Вертикаль нынешней власти на Байкале в укреплении не нуждается: вопрос о том, убить ли ставшего опасным медведя, решается в Москве. Поселок на мысе Покойники, который советская власть безуспешно пыталась переименовать в Солнечный. Здесь живут двенадцать человек, сотрудники Байкало-Ленского заповедника. В этом году медведь задрал двух коров (которые, мягко говоря, нелишни для местного населения) и, судя по ряду признаков, не собирался останавливаться на достигнутом. Приговор животному утверждали сначала на научно-техническом совете заповедника, потом в Минприроды. Вердикт: разрешено убить именно того самого медведя, а череп, желчь и шкуру сдать государству. Как контролировалось исполнение, не знаю, но на вопрос: «А что ж вы просто так, без санкции Москвы, его не вывели в расход?» — местные отвечают в том смысле, что никак невозможно, соседи обязательно настучат куда надо и убийца зверя лишится работы. Ровно то же самое говорила наш юный проводник Кристина из поселка Давша (восемь жителей, центральная усадьба Баргузинского заповедника): «Если медведь с тропы не уходит, приходится обходить по тайге с крюком километра в два, убить нельзя ни в коем случае, обязательно кто-нибудь узнает и донесет».
Вокруг Байкала горят леса. Smoke on the water. Из-за дыма невозможно различить горизонт, вдали небо и вода сливаются в одно.
На Байкале нет спасу от спасателей. В нескольких километрах от поселка с названием МРС (Маломорская рыбная станция), в месте изумительной красоты, разбит их не вписывающийся в пейзаж лагерь. Десяток палаток, радиостанция. Тарахтит двигатель питающего радиостанцию генератора. По лагерю бродят женщины и бегают дети. Невесть откуда взявшийся в окрестностях эмчээсовского поселения мужик добродушно предлагает нам, двум случайным туристам, «холодного пивка» и на вопрос о том, не спасатель ли он, отвечает утвердительно. Возможно, остальное мужское население лагеря тушило в тот день лесные пожары, не знаю. Но те спасатели, что базируются в бухте Змеевая, нет, точно не тушили. Они под флагом почтенного министерства курсировали на моторке к единственному в тех широтах ларьку и даже создали небольшую очередь.
Похоже, Шойгу предвосхищает намерение Грефа создать еще один тип особых экономических зон, а именно рекреационные зоны. Чтобы окончательно стало ясно, что закон об ОЭЗ к подъему IT-индустрии никакого отношения не имеет и Байкал, как вся страна, обречен подниматься за счет природных ресурсов. Так и есть. Уже сейчас, бывает, лес рубят в запретной зоне, в двух километрах от берега, чтобы продать в Китай. Это говорят местные люди, знающие ситуацию по долгу службы. Источник не назову, разумеется. Потому хотя бы, что разговор шел за бутылкой.

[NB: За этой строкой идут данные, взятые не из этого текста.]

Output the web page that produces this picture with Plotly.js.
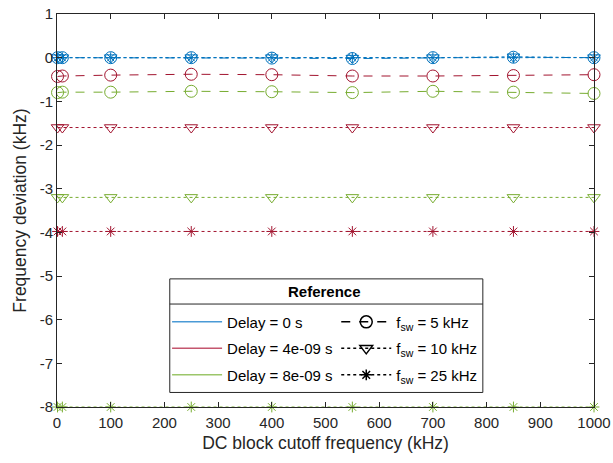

Еще одно соображение — и заканчиваю. Кроме прямого московского регулирования жизни байкальских поселков есть еще пара факторов, не позволяющих сомневаться в том, что Байкал (на берегах которого, если верить местным, появляется — пока эпизодически — все больше китайцев) — это Россия. Во-первых, общность языка и культуры. Егеря на Ушканьих островах говорят на более правильном по сравнению со среднестатистическим московским уровнем русском языке, что радует. Второе — телефонная связь. Для Байкала связь — вопрос качества жизни, и даже просто жизни. Связи, увы, нет на протяжении многих сотен километров, и как ее обеспечить — непонятно. Рейману, пообещавшему к 2008 году поставить хотя бы один телефон в каждый населенный пункт страны, на Байкале придется куда сложнее, чем Шойгу.